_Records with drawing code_
_ _ _ _

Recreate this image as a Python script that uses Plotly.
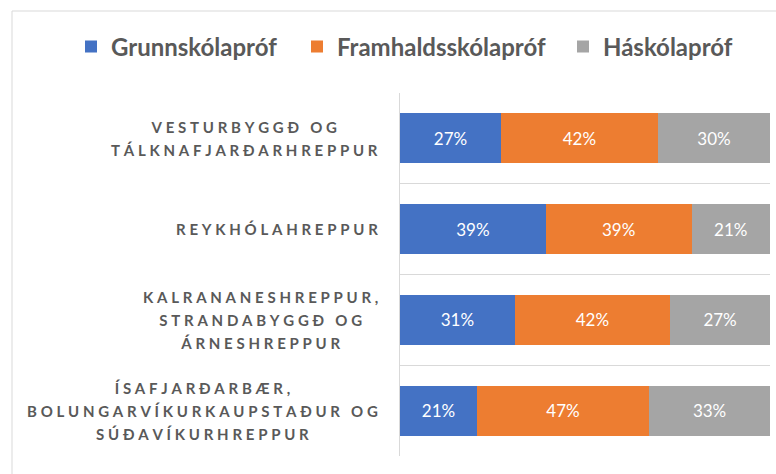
import plotly.graph_objects as go

# ---- data ----
regions = [
    ["VESTURBYGGÐ OG", "TÁLKNAFJARÐARHREPPUR"],
    ["REYKHÓLAHREPPUR"],
    ["KALRANANESHREPPUR,", "STRANDABYGGÐ OG", "ÁRNESHREPPUR"],
    ["ÍSAFJARÐARBÆR,", "BOLUNGARVÍKURKAUPSTAÐUR OG", "SÚÐAVÍKURHREPPUR"],
]
series_names = ["Grunnskólapróf", "Framhaldsskólapróf", "Háskólapróf"]
grunnskola = [27, 39, 31, 21]
framhalds = [42, 39, 42, 47]
haskola = [30, 21, 27, 33]
colors = ["#4472C4", "#ED7D31", "#A5A5A5"]

W, H = 776, 474
PX0, PX1 = 400, 770   # plot area, pixels
PY0, PY1 = 93, 456
LEGEND_X = [71, 297, 563]   # left edge of each legend entry, pixels

cats = [" ".join(r) for r in regions]
values = [grunnskola, framhalds, haskola]
legend_ids = ["legend", "legend2", "legend3"]

SP = "\u2005"


def spaced(s):
    return SP.join(list(s))


fig = go.Figure()
for name, vals, col, lid in zip(series_names, values, colors, legend_ids):
    fig.add_trace(go.Bar(
        y=cats, x=vals, name=name, orientation="h", legend=lid,
        marker=dict(color=col, line=dict(width=0)),
        text=[f"{v}%" for v in vals],
        textposition="inside", insidetextanchor="middle",
        textangle=0, constraintext="none",
        textfont=dict(family="Lato", size=17, color="#FFFFFF"),
        hoverinfo="skip",
    ))

annotations = []
for c, lines in zip(cats, regions):
    txt = "<br>".join(spaced(l) for l in lines)
    annotations.append(dict(
        xref="paper", yref="y", x=(PX0 - 20) / W, y=c,
        xanchor="right", yanchor="middle",
        align="center", showarrow=False,
        text=f'<span style="font-size:15px">{txt}</span>',
        font=dict(family="Lato", size=17.5, color="#595959", weight="bold"),
    ))

legend_common = dict(
    orientation="h", xref="paper", yref="paper",
    y=1 - 47 / H, xanchor="left", yanchor="middle",
    font=dict(family="Lato", size=24, color="#595959", weight="bold"),
    itemclick=False, itemdoubleclick=False, bgcolor="rgba(0,0,0,0)",
)

fig.update_layout(
    width=W, height=H,
    margin=dict(l=0, r=0, t=0, b=0, pad=0, autoexpand=False),
    paper_bgcolor="white", plot_bgcolor="white",
    barmode="stack", barnorm="percent", bargap=0.45,
    font=dict(family="Lato", color="#595959"),
    showlegend=True,
    legend=dict(x=LEGEND_X[0] / W, **legend_common),
    legend2=dict(x=LEGEND_X[1] / W, **legend_common),
    legend3=dict(x=LEGEND_X[2] / W, **legend_common),
    xaxis=dict(domain=[PX0 / W, PX1 / W], range=[0, 100],
               showgrid=False, zeroline=False,
               showticklabels=False, showline=False, ticks=""),
    yaxis=dict(domain=[1 - PY1 / H, 1 - PY0 / H],
               autorange="reversed", tickson="boundaries",
               showgrid=True, gridcolor="#D9D9D9", gridwidth=1,
               showline=True, linecolor="#D9D9D9", linewidth=1,
               showticklabels=False, ticks="", zeroline=False),
    annotations=annotations,
    shapes=[dict(type="rect", xref="paper", yref="paper",
                 x0=12 / W, x1=(W + 5) / W, y0=-5 / H, y1=1 - 11 / H,
                 line=dict(color="#D9D9D9", width=1), layer="below")],
)

fig.write_html(
    "out.html",
    config={"displayModeBar": False},
    post_script="document.body.style.margin='0';document.body.style.padding='0';",
)
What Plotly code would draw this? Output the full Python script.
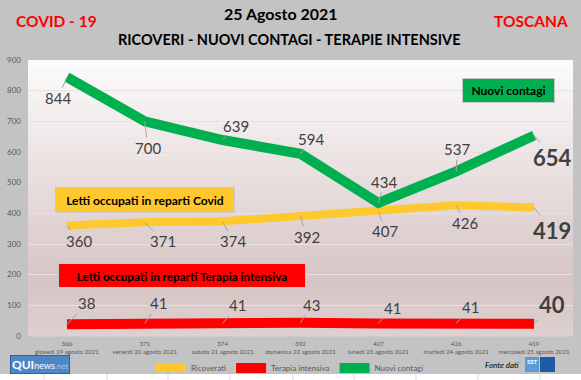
import plotly.graph_objects as go

# ---------------- data ----------------
dates = ["giovedì 19 agosto 2021", "venerdì 20 agosto 2021", "sabato 21 agosto 2021",
         "domenica 22 agosto 2021", "lunedì 23 agosto 2021", "martedì 24 agosto 2021",
         "mercoledì 25 agosto 2021"]
ricoverati = [360, 371, 374, 392, 407, 426, 419]
terapia_intensiva = [38, 41, 41, 43, 41, 41, 40]
nuovi_contagi = [844, 700, 639, 594, 434, 537, 654]
y_ticks = [0, 100, 200, 300, 400, 500, 600, 700, 800, 900]

# label offsets (px) for the data labels (style only)
off_green = [(-9, 21), (3, 27), (13, -14), (10, -15), (6, -21), (1, -22), (18, 22)]
off_yellow = [(12, 15), (18, 19), (10, 20), (6, 21), (7, 20), (9, 18), (18, 23)]
off_red = [(20, -21), (14, -20), (15, -18), (11, -18), (14, -15), (14, -16), (18, -19)]

FONT = "Lato, 'Open Sans', sans-serif"
GREEN = "#00b050"
YELLOW = "#ffc82c"
RED = "#ff0000"
LABEL = "#404040"
GRAYTXT = "#595959"

W_PX, H_PX = 581, 380
L, R, T, B = 28, 573, 60, 336
PW, PH = R - L, B - T


def fx(px):
    return (px - L) / PW


def fy(py):
    return (B - py) / PH


ticktext = [f"{r}<br>{d}" for r, d in zip(ricoverati, dates)]

fig = go.Figure()
fig.add_trace(go.Scatter(x=dates, y=ricoverati, mode="lines", name="Ricoverati",
                         line=dict(color=YELLOW, width=8), hoverinfo="skip"))
fig.add_trace(go.Scatter(x=dates, y=terapia_intensiva, mode="lines", name="Terapia intensiva",
                         line=dict(color=RED, width=10), hoverinfo="skip"))
fig.add_trace(go.Scatter(x=dates, y=nuovi_contagi, mode="lines", name="Nuovi contagi",
                         line=dict(color=GREEN, width=10), hoverinfo="skip"))

annotations = []


def add_labels(values, offs):
    n = len(values)
    for i, (d, v, (ax, ay)) in enumerate(zip(dates, values, offs)):
        last = i == n - 1
        annotations.append(dict(
            x=d, y=v, xref="x", yref="y",
            text=f"<b>{v}</b>" if last else str(v),
            showarrow=True, arrowhead=0, arrowwidth=1, arrowcolor="#a6a6a6",
            ax=ax, ay=ay, standoff=0, xanchor="center", yanchor="middle",
            font=dict(family=FONT, size=22 if last else 15, color=LABEL),
        ))


add_labels(nuovi_contagi, off_green)
add_labels(ricoverati, off_yellow)
add_labels(terapia_intensiva, off_red)


def ptext(text, cx, cy, size, color, **kw):
    d = dict(x=fx(cx), y=fy(cy), xref="paper", yref="paper", showarrow=False,
             xanchor="center", yanchor="middle", text=text,
             font=dict(family=FONT, size=size, color=color))
    d.update(kw)
    annotations.append(d)


def box(text, cx, cy, w, h, bg, size=12):
    ptext(f"<b>{text}</b>", cx, cy, size, "#000000", bgcolor=bg, bordercolor="#c8c8c8",
          borderwidth=1, width=w, height=h, align="center", valign="middle")


box("Nuovi contagi", 508.5, 90.5, 89, 21, GREEN)
box("Letti occupati in reparti Covid", 145, 200, 176, 22, YELLOW)
box("Letti occupati in reparti Terapia intensiva", 182, 275.5, 244, 21, RED, 11.7)

# titles
ptext("<b>25 Agosto 2021</b>", 281, 14, 16, "#000000")
ptext("<b>RICOVERI - NUOVI CONTAGI - TERAPIE INTENSIVE</b>", 289, 39, 14.5, "#000000")
ptext("<b>COVID - 19</b>", 56, 21, 15.5, "#ff0000")
ptext("<b>TOSCANA</b>", 531, 21, 15.5, "#ff0000")
# QUInews logo
ptext("<b>QUI</b><span style='font-size:9px'>news</span><span style='font-size:8px;color:#a8c6ec'>.net</span>",
      40, 364, 12, "#ffffff", bgcolor="#4f86c6", bordercolor="#2f5f9c", borderwidth=1, borderpad=1)
ptext("<i>Fonte dati</i>", 502, 365, 8, "#000000")
ptext("<b>SST</b>", 532, 361, 6, "#ffffff")

# plot-area gradient (style)
shapes = []
stops = [(0.0, (252, 251, 251)), (0.45, (232, 221, 221)), (0.8, (215, 197, 197)), (1.0, (222, 208, 208))]


def col(t):
    for (t0, c0), (t1, c1) in zip(stops[:-1], stops[1:]):
        if t0 <= t <= t1:
            f = (t - t0) / (t1 - t0)
            return "rgb(%d,%d,%d)" % tuple(round(a + (b - a) * f) for a, b in zip(c0, c1))
    return "rgb(%d,%d,%d)" % stops[-1][1]


N = 60
for k in range(N):
    t = (k + 0.5) / N
    shapes.append(dict(type="rect", xref="paper", yref="paper", x0=0, x1=1,
                       y0=1 - (k + 1) / N - 0.002, y1=1 - k / N,
                       fillcolor=col(t), line=dict(width=0), layer="below"))

# bottom white strip with spreadsheet cell lines
shapes.append(dict(type="rect", xref="paper", yref="paper", x0=fx(0), x1=fx(581),
                   y0=fy(380), y1=fy(374), fillcolor="#ffffff", line=dict(width=0), layer="below"))
for cx in [44, 107, 168, 230, 293, 354, 416, 478, 540]:
    shapes.append(dict(type="line", xref="paper", yref="paper", x0=fx(cx), x1=fx(cx),
                       y0=fy(380), y1=fy(374), line=dict(color="#d9d9d9", width=1), layer="below"))
# SST logo boxes
shapes.append(dict(type="rect", xref="paper", yref="paper", x0=fx(525), x1=fx(539),
                   y0=fy(372), y1=fy(357), fillcolor="#5a9bd8", line=dict(width=0)))
shapes.append(dict(type="rect", xref="paper", yref="paper", x0=fx(540), x1=fx(555),
                   y0=fy(372), y1=fy(357), fillcolor="#1f5aa6", line=dict(width=0)))

fig.update_layout(
    width=W_PX, height=H_PX,
    margin=dict(l=L, r=W_PX - R, t=T, b=H_PX - B, pad=0, autoexpand=False),
    paper_bgcolor="#c3c3c3", plot_bgcolor="rgba(0,0,0,0)",
    font=dict(family=FONT, color=GRAYTXT),
    showlegend=True,
    legend=dict(orientation="h", x=fx(290), y=fy(368), xanchor="center", yanchor="middle",
                font=dict(family=FONT, size=8, color=GRAYTXT), bgcolor="rgba(0,0,0,0)",
                itemwidth=30, tracegroupgap=0),
    xaxis=dict(type="category", tickmode="array", tickvals=dates, ticktext=ticktext,
               range=[-0.5, len(dates) - 0.5], automargin=False,
               tickfont=dict(family=FONT, size=6.2, color=GRAYTXT), showgrid=False,
               showline=False, zeroline=False, ticks="", ticklabelstandoff=3, fixedrange=True),
    yaxis=dict(range=[0, 900], tickmode="array", tickvals=y_ticks, automargin=False,
               tickfont=dict(family=FONT, size=8, color=GRAYTXT), showgrid=True,
               gridcolor="#e8e0e0", gridwidth=1, zeroline=False, showline=False,
               ticks="", ticklabelstandoff=6, fixedrange=True),
    annotations=annotations,
    shapes=shapes,
)

fig.write_html("out.html", config={"displayModeBar": False},
               post_script="document.body.style.margin='0px';document.body.style.padding='0px';")
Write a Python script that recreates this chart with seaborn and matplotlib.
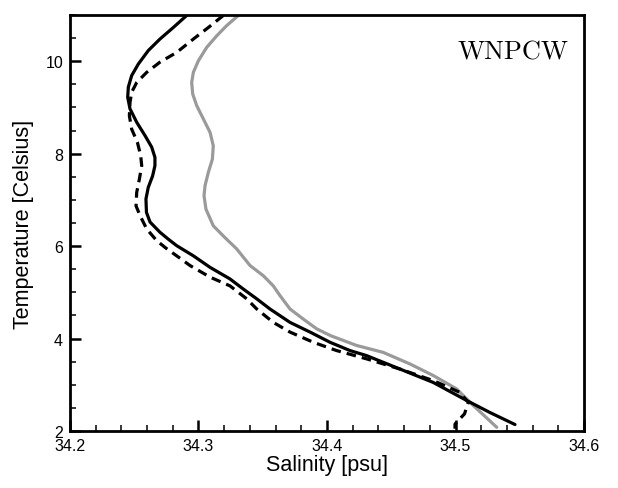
import matplotlib
matplotlib.use("Agg")
import matplotlib.pyplot as plt
import seaborn as sns
import pandas as pd
from matplotlib.ticker import MultipleLocator

# Black solid profile (temperature, salinity)
solid_T = [10.99, 10.73, 10.48, 10.23, 9.94, 9.69, 9.44, 9.22, 8.97, 8.68, 8.39, 8.14, 7.92, 7.74,
           7.52, 7.27, 7.02, 6.73, 6.52, 6.30, 6.15, 6.01, 5.79, 5.54, 5.29, 5.07, 4.86, 4.64, 4.35,
           4.14, 3.92, 3.74, 3.63, 3.34, 3.05, 2.66, 2.40, 2.14]
solid_S = [34.2908, 34.2804, 34.2700, 34.2609, 34.2532, 34.2480, 34.2454, 34.2449, 34.2467, 34.2519,
           34.2584, 34.2636, 34.2661, 34.2661, 34.2643, 34.2609, 34.2591, 34.2595, 34.2623, 34.2700,
           34.2765, 34.2830, 34.2960, 34.3090, 34.3245, 34.3349, 34.3453, 34.3556, 34.3712, 34.3868,
           34.4023, 34.4179, 34.4309, 34.4568, 34.4827, 34.5087, 34.5268, 34.5463]

# Black dashed profile
dashed_T = [10.99, 10.73, 10.48, 10.19, 9.98, 9.76, 9.54, 9.33, 9.11, 8.82, 8.53, 8.25, 7.96, 7.74,
            7.45, 7.16, 6.87, 6.66, 6.37, 6.12, 5.96, 5.79, 5.58, 5.33, 5.14, 4.86, 4.64, 4.35, 4.14,
            3.92, 3.74, 3.56, 3.34, 3.09, 2.84, 2.62, 2.37, 2.15, 2.05]
dashed_S = [34.3193, 34.3077, 34.2960, 34.2830, 34.2700, 34.2597, 34.2519, 34.2480, 34.2467, 34.2462,
            34.2480, 34.2524, 34.2550, 34.2558, 34.2540, 34.2519, 34.2514, 34.2545, 34.2597, 34.2674,
            34.2745, 34.2830, 34.2934, 34.3089, 34.3245, 34.3375, 34.3453, 34.3582, 34.3712, 34.3893,
            34.4075, 34.4309, 34.4568, 34.4827, 34.5030, 34.5100, 34.5070, 34.4996, 34.4996]

# Gray profile
gray_T = [10.99, 10.77, 10.55, 10.30, 10.01, 9.76, 9.54, 9.29, 9.04, 8.75, 8.46, 8.17, 7.88, 7.60,
          7.31, 7.09, 6.80, 6.44, 6.20, 5.94, 5.58, 5.36, 5.14, 4.93, 4.64, 4.42, 4.21, 4.06,
          3.85, 3.70, 3.45, 3.20, 2.91, 2.55, 2.08]
gray_S = [34.3310, 34.3219, 34.3142, 34.3064, 34.2999, 34.2960, 34.2947, 34.2955, 34.2986, 34.3038,
          34.3090, 34.3115, 34.3108, 34.3077, 34.3051, 34.3043, 34.3058, 34.3115, 34.3200, 34.3297,
          34.3401, 34.3504, 34.3582, 34.3634, 34.3712, 34.3816, 34.3920, 34.4030, 34.4231, 34.4438,
          34.4646, 34.4827, 34.5009, 34.5139, 34.5321]

x_ticks = [34.2, 34.3, 34.4, 34.5, 34.6]
y_ticks = [2, 4, 6, 8, 10]

sns.set_style("ticks")
plt.rcParams['font.family'] = ['Liberation Sans', 'DejaVu Sans']
plt.rcParams['text.color'] = 'black'
plt.rcParams['axes.labelcolor'] = 'black'

fig = plt.figure(figsize=(6.18, 4.89), dpi=100)
ax = fig.add_axes([70/618, 1-432/489, (584-70)/618, (432-16)/489])

def prof(S, T, name):
    return pd.DataFrame({"S": S, "T": T, "series": name})

df_gray = prof(gray_S, gray_T, "gray")
df_solid = prof(solid_S, solid_T, "solid")
df_dash = prof(dashed_S, dashed_T, "dashed")

kw = dict(x="S", y="T", sort=False, estimator=None, ax=ax, lw=2.3, solid_joinstyle="round")
sns.lineplot(data=df_gray, color="#9a9a9a", **kw)
sns.lineplot(data=df_dash, color="black", linestyle=(0, (3.0, 1.9)), **kw)
sns.lineplot(data=df_solid, color="black", **kw)

ax.set_xlim(34.2, 34.6)
ax.set_ylim(2, 11)
ax.set_xticks(x_ticks)
ax.set_yticks(y_ticks)
ax.set_xticklabels([f"{v:.1f}" for v in x_ticks])
ax.set_yticklabels([str(v) for v in y_ticks])
ax.xaxis.set_minor_locator(MultipleLocator(0.02))
ax.yaxis.set_minor_locator(MultipleLocator(0.5))
ax.tick_params(which="major", direction="in", length=8, width=1.8, labelsize=11.5, pad=5,
               color="black", labelcolor="black")
ax.tick_params(which="minor", direction="in", length=4.3, width=1.1, color="black")
for sp in ax.spines.values():
    sp.set_linewidth(2.0)
    sp.set_color("black")
    sp.set_visible(True)

ax.set_xlabel("Salinity [psu]", fontsize=15.5, labelpad=1)
ax.set_ylabel("Temperature [Celsius]", fontsize=15.5, labelpad=8)
ax.text(0.969, 0.911, "WNPCW", transform=ax.transAxes, ha="right", va="center",
        fontsize=19, family=["cmr10", "Liberation Serif", "DejaVu Serif"])

fig.savefig("out.png", dpi=100)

_ _ _ _

_WORK TO DO_
Starting at the line containing "Write a Python" and ending at the line containing "from matplotlib.ticker import MultipleLocator", copy those lines exactly, both included, and nothing more. Leave out any picture.

_CORRECT OUTPUT_
Write a Python script that recreates this chart with seaborn and matplotlib.
import matplotlib
matplotlib.use("Agg")
import matplotlib.pyplot as plt
import seaborn as sns
import pandas as pd
from matplotlib.ticker import MultipleLocator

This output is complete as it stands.